__PROBLEM STATEMENT__:
Include the line containing "import seaborn as sns" and all lines before it, repeated exactly from the listing below, without pictures.

+ + +

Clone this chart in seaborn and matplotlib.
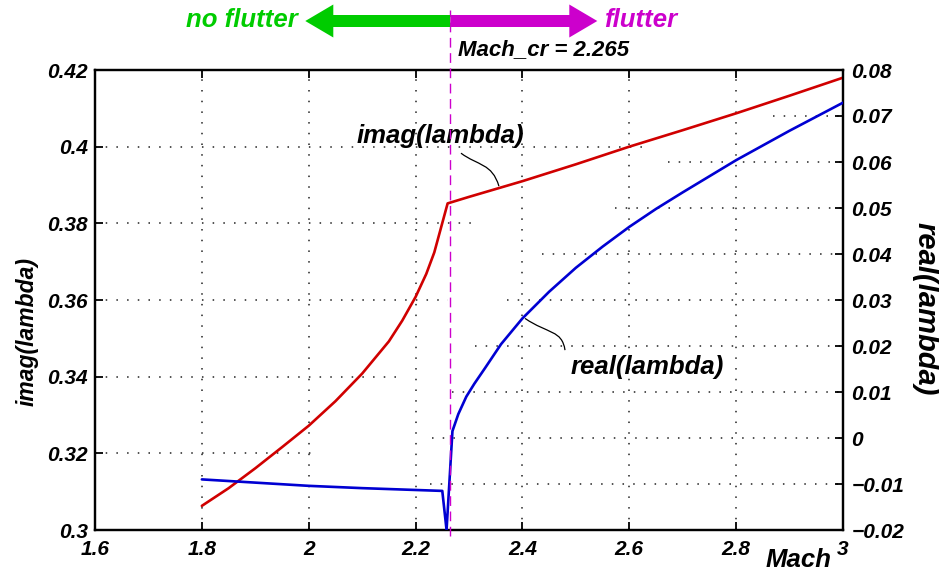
import matplotlib
matplotlib.use("Agg")
import matplotlib.pyplot as plt
import matplotlib.transforms as mtransforms
from matplotlib.patches import FancyArrow, PathPatch
from matplotlib.path import Path
import pandas as pd
import seaborn as sns

# ---- data -------------------------------------------------------------
mach_imag = [1.80, 1.85, 1.90, 1.95, 2.00, 2.05, 2.10, 2.15, 2.175, 2.20, 2.22,
             2.235, 2.26, 2.30, 2.40, 2.50, 2.60, 2.70, 2.80, 2.90, 3.00]
imag_lambda = [0.3063, 0.3109, 0.3161, 0.3216, 0.3272, 0.3336, 0.3408, 0.3492,
               0.3546, 0.3608, 0.3668, 0.3724, 0.3852, 0.3869, 0.3910, 0.3954,
               0.4000, 0.4043, 0.4087, 0.4133, 0.4180]

mach_real = [1.80, 1.90, 2.00, 2.10, 2.20, 2.25, 2.258, 2.269, 2.28, 2.295, 2.31,
             2.33, 2.36, 2.40, 2.45, 2.50, 2.55, 2.60, 2.65, 2.70, 2.80, 2.90, 3.00]
real_lambda = [-0.0090, -0.0097, -0.0104, -0.0109, -0.0113, -0.0115, -0.0200,
               0.0015, 0.0052, 0.0090, 0.0118, 0.0152, 0.0204, 0.0260, 0.0318,
               0.0370, 0.0416, 0.0459, 0.0498, 0.0534, 0.0604, 0.0668, 0.0729]

mach_cr = 2.265

x_ticks = [1.6, 1.8, 2.0, 2.2, 2.4, 2.6, 2.8, 3.0]
x_tick_labels = ["1.6", "1.8", "2", "2.2", "2.4", "2.6", "2.8", "3"]
left_ticks = [0.30, 0.32, 0.34, 0.36, 0.38, 0.40, 0.42]
left_tick_labels = ["0.3", "0.32", "0.34", "0.36", "0.38", "0.4", "0.42"]
right_ticks = [-0.02, -0.01, 0.0, 0.01, 0.02, 0.03, 0.04, 0.05, 0.06, 0.07, 0.08]
right_tick_labels = ["\u22120.02", "\u22120.01", "0", "0.01", "0.02", "0.03",
                     "0.04", "0.05", "0.06", "0.07", "0.08"]

# horizontal grid segments (left axis: from the left edge; right axis: to the right edge)
left_grid_vals = [0.32, 0.34, 0.36, 0.38, 0.40]
left_grid_ends = [2.006, 2.165, 2.261, 2.307, 2.629]
right_grid_vals = [-0.01, 0.0, 0.01, 0.02, 0.03, 0.04, 0.05, 0.06, 0.07]
right_grid_starts = [2.227, 2.231, 2.268, 2.311, 2.371, 2.437, 2.573, 2.672, 2.869]

# ---- style ------------------------------------------------------------
RED = "#d00000"
BLUE = "#0000d2"
GREEN = "#00cc00"
MAGENTA = "#cc00cc"
GRID = "#222222"
DOTS = (0, (1, 6))

sns.set_style("white")
plt.rcParams["font.family"] = ["Liberation Sans", "DejaVu Sans"]
plt.rcParams["font.weight"] = "bold"
plt.rcParams["font.style"] = "italic"
plt.rcParams["axes.unicode_minus"] = True
for key in ("text.color", "axes.labelcolor", "xtick.color", "ytick.color",
            "axes.edgecolor"):
    plt.rcParams[key] = "black"

W, H = 939, 574
fig = plt.figure(figsize=(W / 100, H / 100), dpi=100)
ax = fig.add_axes([95 / W, 1 - 530 / H, 748 / W, 460 / H])
ax2 = ax.twinx()

df_imag = pd.DataFrame({"Mach": mach_imag, "imag": imag_lambda})
df_real = pd.DataFrame({"Mach": mach_real, "real": real_lambda})

sns.lineplot(data=df_imag, x="Mach", y="imag", ax=ax, color=RED,
             linewidth=1.9, sort=False, estimator=None, zorder=3)
sns.lineplot(data=df_real, x="Mach", y="real", ax=ax2, color=BLUE,
             linewidth=1.9, sort=False, estimator=None, zorder=3)

ax.set_xlim(1.6, 3.0)
ax.set_ylim(0.30, 0.42)
ax2.set_ylim(-0.02, 0.08)

ax.set_xticks(x_ticks)
ax.set_xticklabels(x_tick_labels)
ax.set_yticks(left_ticks)
ax.set_yticklabels(left_tick_labels)
ax2.set_yticks(right_ticks)
ax2.set_yticklabels(right_tick_labels)
ax.set_xlabel("")
ax.set_ylabel("")
ax2.set_ylabel("")

ax.tick_params(axis="x", direction="in", length=6, width=1.3, top=True,
               bottom=True, labelsize=15, pad=7, colors="black")
ax.tick_params(axis="y", direction="in", length=6, width=1.3, left=True,
               right=False, labelsize=15, pad=5, colors="black")
ax2.tick_params(axis="y", direction="in", length=6, width=1.3, right=True,
                left=False, labelsize=15, pad=6, colors="black")

for a in (ax, ax2):
    for sp in a.spines.values():
        sp.set_linewidth(1.6)
        sp.set_color("black")

# dotted grid
for xv in x_ticks[1:-1]:
    ax.axvline(xv, color=GRID, lw=1.1, ls=DOTS, zorder=0.5)
ax.hlines(left_grid_vals, 1.6, left_grid_ends, colors=GRID, lw=1.1,
          linestyles=DOTS, zorder=0.5)
ax2.hlines(right_grid_vals, right_grid_starts, 3.0, colors=GRID, lw=1.1,
           linestyles=DOTS, zorder=0.5)

# critical Mach marker
ax2.axvline(mach_cr, ymin=-0.012, ymax=(530 - 10) / 460, color=MAGENTA,
            lw=1.0, ls=(0, (7, 4)), clip_on=False, zorder=4)

# flutter / no flutter arrows
trans = mtransforms.blended_transform_factory(ax.transData, fig.transFigure)
y_arrow = 1 - 21 / H
px = 1.4 / 748
fig.add_artist(FancyArrow(mach_cr, y_arrow, -145 * px, 0, width=12 / H,
                          head_width=33 / H, head_length=28 * px,
                          length_includes_head=True, transform=trans,
                          color=GREEN, lw=0))
fig.add_artist(FancyArrow(mach_cr, y_arrow, 147 * px, 0, width=12 / H,
                          head_width=33 / H, head_length=28 * px,
                          length_includes_head=True, transform=trans,
                          color=MAGENTA, lw=0))

fig.text(298 / W, 1 - 27 / H, "no flutter", ha="right", va="baseline",
         color=GREEN, fontsize=18.5)
fig.text(604 / W, 1 - 27 / H, "flutter", ha="left", va="baseline",
         color=MAGENTA, fontsize=18.5)
fig.text(458 / W, 1 - 55 / H, f"Mach_cr = {mach_cr}", ha="left",
         va="baseline", color="black", fontsize=16)

# curve labels with leader lines
ax.text(2.0898, 0.4009, "imag(lambda)", ha="left", va="baseline",
        fontsize=18.5, color="black", zorder=5)
ax.add_patch(PathPatch(Path([(2.285, 0.3983), (2.317, 0.3950),
                             (2.343, 0.3957), (2.356, 0.3897)],
                            [Path.MOVETO, Path.CURVE4, Path.CURVE4, Path.CURVE4]),
                       fill=False, lw=0.9, color="black", zorder=5))
ax2.text(2.4909, 0.01385, "real(lambda)", ha="left", va="baseline",
         fontsize=18.5, color="black", zorder=5)
ax2.add_patch(PathPatch(Path([(2.4048, 0.0260), (2.448, 0.0226),
                              (2.474, 0.0235), (2.4797, 0.0191)],
                             [Path.MOVETO, Path.CURVE4, Path.CURVE4, Path.CURVE4]),
                        fill=False, lw=0.9, color="black", zorder=5))

# axis titles
fig.text(27 / W, 1 - 331 / H, "imag(lambda)", rotation=90, ha="center",
         va="center", fontsize=16.5, color="black")
fig.text(925 / W, 1 - 309 / H, "real(lambda)", rotation=-90, ha="center",
         va="center", fontsize=21, color="black")
fig.text(799 / W, 1 - 567 / H, "Mach", ha="center", va="baseline",
         fontsize=18.5, color="black")

fig.savefig("out.png", dpi=100)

+ + +

__REPLY TO THE EXERCISE__:
Clone this chart in seaborn and matplotlib.
import matplotlib
matplotlib.use("Agg")
import matplotlib.pyplot as plt
import matplotlib.transforms as mtransforms
from matplotlib.patches import FancyArrow, PathPatch
from matplotlib.path import Path
import pandas as pd
import seaborn as sns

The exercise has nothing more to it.